Eddie Lee Howard, a Black man sentenced to death in 1994 based on one set of bite marks, has been exonerated, according to his lawyers at The Innocence Project. 

Howard was freed from prison in December and a court struck down his conviction on Friday, according to a statement from The Innocence Project. 

“I want to say many thanks to the many people who are responsible for helping to make my dream of freedom a reality,” the 67-year-old said in a statement.

“I thank you with all my heart because without your hard work on my behalf, I would still be confined in that terrible place called the Mississippi Department of Corrections, on death row, waiting to be executed.”

Howard has spent 26 years fighting the conviction from death row in Mississippi after he was wrongfully convicted of murdering an elderly white woman in Columbus, Mississippi.

But thanks to his sister and other witnesses who confirmed his alibi, as well as DNA evidence from the murder weapon, Howard was allowed to leave prison in December. 

The Mississippi Supreme Court threw out Howard's conviction in August due to the original prosecutor's reliance on a single set of bite marks found on 84-year-old Georgia Kemp, who was raped and murdered in 1992 before her home was set on fire. 

The court agreed with Howard's lawyers that an “individual perpetrator cannot be reliably identified through bite mark comparison” and slammed the prosecutors for effectively basing their entire case around the single set of bite marks. 

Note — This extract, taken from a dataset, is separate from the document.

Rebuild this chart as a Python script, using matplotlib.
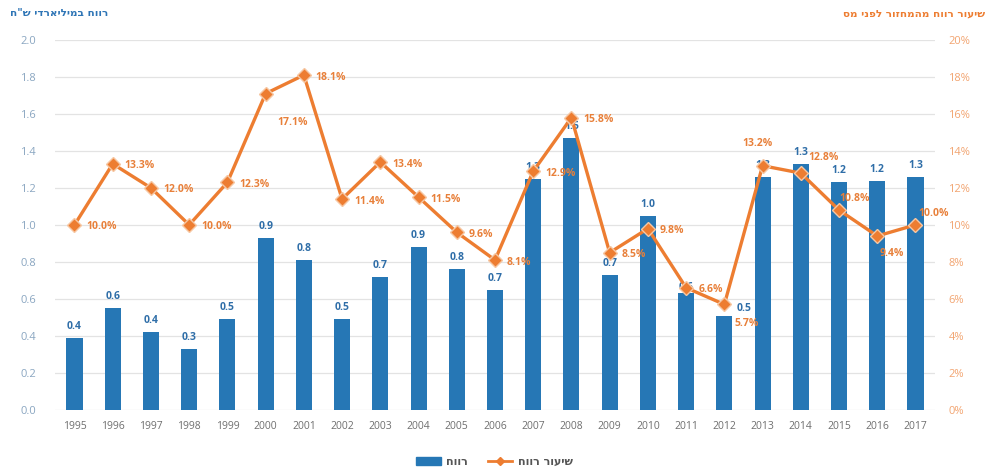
import matplotlib
matplotlib.use("Agg")
import matplotlib.pyplot as plt
from matplotlib.lines import Line2D
from matplotlib.patches import Patch

plt.rcParams['font.family'] = ['Open Sans', 'DejaVu Sans']

years = [str(y) for y in range(1995, 2018)]
profit = [0.39, 0.55, 0.42, 0.33, 0.49, 0.93, 0.81, 0.49, 0.72, 0.88, 0.76, 0.65,
          1.25, 1.47, 0.73, 1.05, 0.63, 0.51, 1.26, 1.33, 1.23, 1.24, 1.26]
profit_labels = ['0.4', '0.6', '0.4', '0.3', '0.5', '0.9', '0.8', '0.5', '0.7', '0.9', '0.8', '0.7',
                 '1.3', '1.5', '0.7', '1.0', '0.6', '0.5', '1.3', '1.3', '1.2', '1.2', '1.3']
rate = [10.0, 13.3, 12.0, 10.0, 12.3, 17.1, 18.1, 11.4, 13.4, 11.5, 9.6, 8.1,
        12.9, 15.8, 8.5, 9.8, 6.6, 5.7, 13.2, 12.8, 10.8, 9.4, 10.0]
left_title = 'רווח במיליארדי ש"ח'
right_title = 'שיעור רווח מהמחזור לפני מס'
bar_name = 'רווח'
line_name = 'שיעור רווח'

def rtl(s):
    return s[::-1]

BLUE = '#2677b5'
ORANGE = '#ed7d31'
BLUE_TXT = '#2f6ea8'
ORANGE_TXT = '#e8803a'

# label offsets in pixels (layout only)
rate_off = [(12, -2)] * 23
rate_off = list(rate_off)
rate_off[5] = (12, -29)
rate_off[17] = (10, -19)
rate_off[18] = (-20, 22)
rate_off[19] = (8, 16)
rate_off[20] = (0, 12)
rate_off[21] = (2, -18)
rate_off[22] = (3, 11)
bar_off = [(0, 6)] * 23
bar_off = list(bar_off)
bar_off[17] = (20, 2)
bar_off[16] = (0, 0)

fig = plt.figure(figsize=(9.89, 4.70), dpi=100)
ax = fig.add_axes([0.056, 0.128, 0.889, 0.787])
ax2 = ax.twinx()

x = list(range(len(years)))
bars = ax.bar(x, profit, width=0.42, color=BLUE, zorder=2)
ax.set_xlim(-0.5, 22.5)
ax.set_ylim(0, 2.0)
ax.set_yticks([i * 0.2 for i in range(11)])
ax.set_yticklabels([f'{i*0.2:.1f}' for i in range(11)])
ax.grid(axis='y', color='#e3e3e3', linewidth=0.9, zorder=0)
ax.set_axisbelow(True)
ax.set_xticks(x)
ax.set_xticklabels(years)
ax.tick_params(axis='x', length=0, labelsize=7.5, colors='#6f6f6f', pad=8)
ax.tick_params(axis='y', length=0, labelsize=8, colors='#8aa6c1', pad=14)
for s in ax.spines.values():
    s.set_visible(False)

ax2.plot(x, [r / 100 for r in rate], color=ORANGE, linewidth=2.4, marker='D',
         markersize=7, markerfacecolor=ORANGE, markeredgecolor='#f6c7a3',
         markeredgewidth=1.0, zorder=3)
ax2.set_ylim(0, 0.2)
ax2.set_yticks([i * 0.02 for i in range(11)])
ax2.set_yticklabels([f'{i*2}%' for i in range(11)])
ax2.tick_params(axis='y', length=0, labelsize=8, colors='#f2a470', pad=10)
for s in ax2.spines.values():
    s.set_visible(False)

for i, (v, lab) in enumerate(zip(profit, profit_labels)):
    ax.annotate(lab, (i, v), xytext=bar_off[i], textcoords='offset pixels',
                ha='center', va='bottom', fontsize=7.5, fontweight='bold', color=BLUE_TXT, zorder=4)

for i, r in enumerate(rate):
    ax2.annotate(f'{r:.1f}%', (i, r / 100), xytext=rate_off[i], textcoords='offset pixels',
                 ha='left', va='center', fontsize=7.5, fontweight='bold', color=ORANGE_TXT, zorder=4)

fig.text(0.010, 0.972, rtl(left_title), ha='left', va='center', fontsize=7.5,
         fontweight='bold', color='#2e75b6', family=['DejaVu Sans'])
fig.text(0.996, 0.972, rtl(right_title), ha='right', va='center', fontsize=7.5,
         fontweight='bold', color=ORANGE, family=['DejaVu Sans'])

handles = [Patch(facecolor=BLUE, edgecolor=BLUE),
           Line2D([0], [0], color=ORANGE, linewidth=2, marker='D', markersize=4,
                  markerfacecolor=ORANGE)]
leg = fig.legend(handles, [rtl(bar_name), rtl(line_name)], loc='center',
                 bbox_to_anchor=(0.5, 0.017), ncol=2, frameon=False,
                 handlelength=2.2, columnspacing=1.8, handletextpad=0.5,
                 prop={'family': 'DejaVu Sans', 'size': 8, 'weight': 'bold'})
for t in leg.get_texts():
    t.set_color('#555555')

fig.savefig('out.png', dpi=100)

"After reviewing the record, we conclude that Howard's evidence as to the change in the scientific understanding of the reliability of identification through bite-mark comparisons was almost uncontested. Based on this record, we agree with Howard that a forensic dentist would not be permitted to identify Howard as the biter today as Dr. West did at Howard's trial in 2000," the court said in its August decision.

District Attorney Scott Colom agreed not to retry the murder charges, allowing Howard to walk free after decades spent unfairly in prison. 

The Innocence Project lawyers for Howard, Vanessa Potkin and M. Chris Fabricant, said in a statement that the prosecutors relied on "junk science" to nearly end Howard's life. 

“The Mississippi Supreme Court has taken a powerful stance in rejecting junk science as the basis on which to put a man to death. We are thankful that the Court has identified this breakdown in Mr. Howard’s case, ruling that debunked science has no place in our justice system,” Fabricant said. 

The harsh sentence was "based on unfounded forensics with no physical evidence or witnesses to the crime," Potkin added.

“Like Mr. Howard, 21 other men and women on death row across the country have had their innocence proven by DNA, including Kennedy Brewer. Mr. Brewer, who is also a Black man, spent 15 years on Mississippi’s death row based on false bite mark evidence," Potkin noted.

"We know there are more innocent people currently on death row pleading for post-conviction relief. The death penalty is the most extreme and irreversible form of punishment. Mr. Howard’s case is a prime example of why we cannot afford to use it when human error is still so prevalent in the criminal justice system.”

The Innocence Project explained that Howard was one of many cases throughout the country where the police, in this case, police in Lowndes County, were struggling to find suspects and effectively targeted a random person in order to secure any conviction they could. 

Despite the lack of evidence and now disproven testimony from an expert used in the original trial, Howard spent 26 years on death row at Parchman Farm, which is notoriously one of the most horrible prisons in the country. 

Howard's charges were originally thrown out in 1997 but he was retried in 2000 after Dr. Michael West said in court that he believed the bite marks matched Howard's teeth, according to CBS News. West has since said in court testimony that he no longer thinks bite marking should be used as evidence in court cases. 

CBS News noted that testimony from West was used in another case that has since been thrown out. 

“This is such a bittersweet victory. We’re thrilled that Mr. Howard will finally have his freedom and some semblance of justice but he has lost nearly three decades of his life facing execution because the system failed," said Tucker Carrington, a lawyer with the Mississippi Innocence Project that helped on the case.

"His case reminds us that there is still much work to be done to support Mr. Howard and others like him who have lost precious years of their lives to wrongful convictions,” Carrington added. 

A fundraising campaign has been started for Howard as he begins to rebuild his life. More than $24,000 has been raised so far.